Антон направил письмо комдиву Бергольцу. Он писал:
«Прочел аттестацию за период 1936 года и прошу ее пересмотреть. Написанная пристрастно, под впечатлением поданного мною рапорта о недостатках во взаимоотношениях и тормозе в работе отряда командиром части и личной неприязни ко мне...»
Антон вручил это письмо лично комдиву и просил вызвать для объяснения.
В феврале комдив Бергольц, подведя итоги социалистического соревнования на лучший отряд, определил первое место отряду Антона Губенко. В марте комиссар и начальник политотдела бригады возбудили ходатайство о награждении летчиков и техников орденами...

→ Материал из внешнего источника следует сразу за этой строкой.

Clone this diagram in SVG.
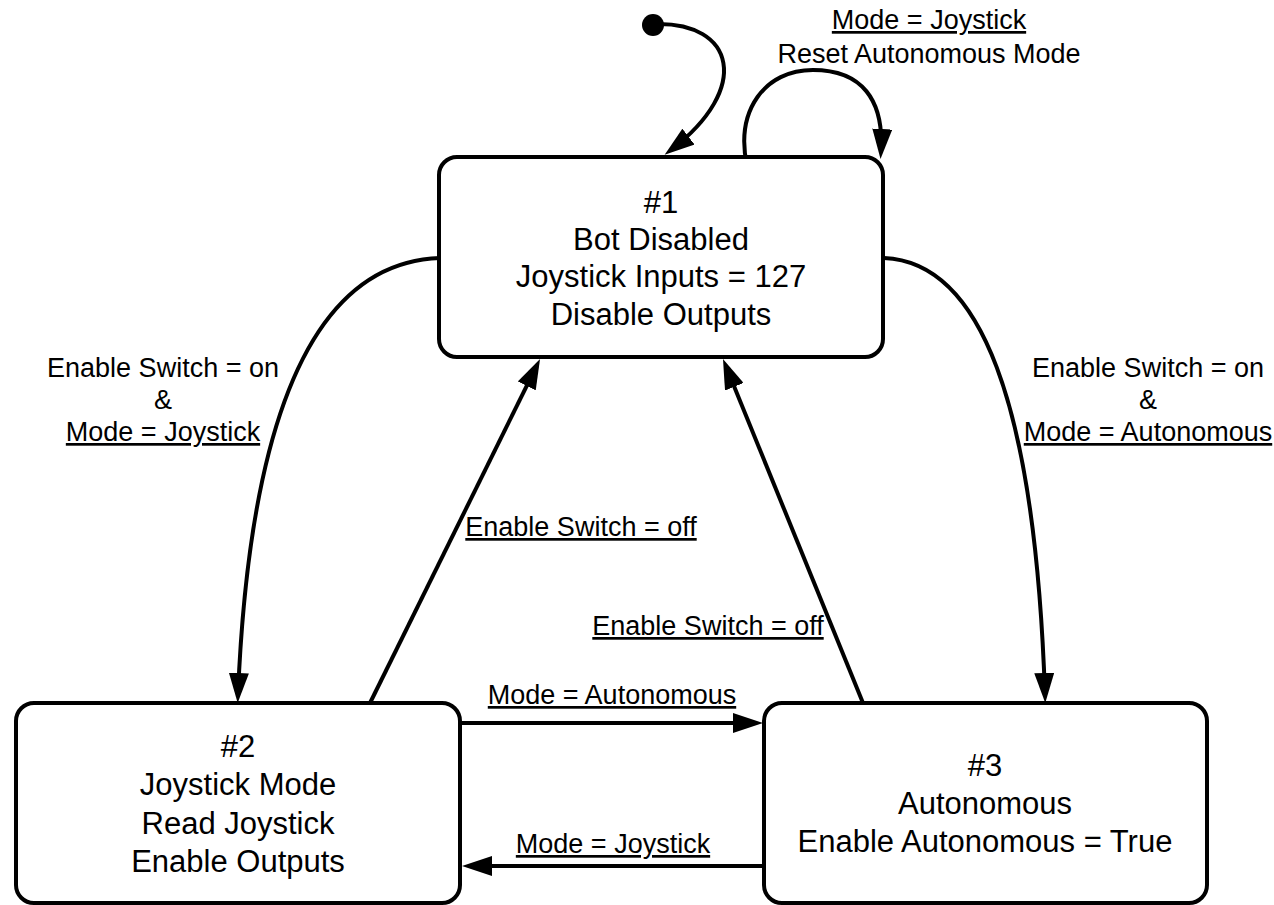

В мае 1936 года постановлением ЦИК СССР за выдающиеся успехи по овладению боевой авиационной техникой и умелое руководство боевой и политической подготовкой личного состава Антон Алексеевич Губенко был награжден орденом Ленина.
Постановление было передано по радио. Техник самолета, услышав это сообщение, подбежал к старту знаками показал Губенко: «Не взлетать».
— Поздравляю вас, командир, с награждением!..
Губенко наклонился к борту, выслушал молча, проявив величайшую выдержку. Махнул рукой — дескать, не задерживай вылет — и пошел на взлет.
Через полчаса о награждении Губенко знал весь аэродром. В воздухе, безграничной лазурной дали, Антон выдержку свою все-таки потерял и пилотировал в этот день, пожалуй, больше, чем в самые озорные дни в начале своей летной карьеры. Он выписывал самолетом по небу весьма замысловатые фигуры, выражая неудержимое чувство радости. Сестра писала Антону:
«Твой орден — это не только твоя, но и моя радость, носи его с честью, оправдай будущей работой. Я знаю — ты настойчив, упрям».
Дом Губенко наполнился шумом, людьми, поздравлениями. Ему слали телеграммы, письма, запросы — тот ли это Губенко? Приезжали, заходили.
Поздравляли отовсюду. Из Качи, родного села, любимого Дальнего Востока — родные, друзья, стойкие единомышленники, безгранично поверившие в летный талант Антона, и те, кто никогда не понимал его мятежной и ищущей души.
...Уезжали днем. Предстоял долгий путь до Алма-Аты, а затем, покинув уютные вагоны пассажирского поезда, всем им, «искателям нелегких приключений», предстояло лететь на военных самолетах до первого китайского городка. Путь лежал в город Ханькоу.
На вокзале собралось много народу, и среди быстро движущейся толпы понять, кто уезжает, кто провожает, было делом сложным. Весь перрон будто хитроумным узором плели тихие пары, шумноголосые группы, митинговые толпы. Люди прощались. Напряженно смеялись, подавляя грусть, вздыхали, держались друг за друга, с невыразимой тоской, где-то на самом пределе, преданно, без утайки смотрели в глаза.
В конце перрона, за непробиваемой толщей людей, невидимый грянул оркестр, силясь в единоборстве заглушить висевший в воздухе гомон. И сразу, словно только и требовалось звякнуть литаврам, люди ускоренно и суетливо задвигались, женщины бросились в объятия, непреклонно солидные мужчины в военной форме отступили от входов в вагоны.
Женщины плакали, статные мужчины в диагоналевых костюмах деланно улыбались; весеннее солнце шпарило на всю мартовскую мощь, золотило окна вагонов, заливало людей ярким, слепящим светом, крыши домов делало мокрыми, а тротуары неровными, изрезанными витиеватыми дорожками юрких ручьев.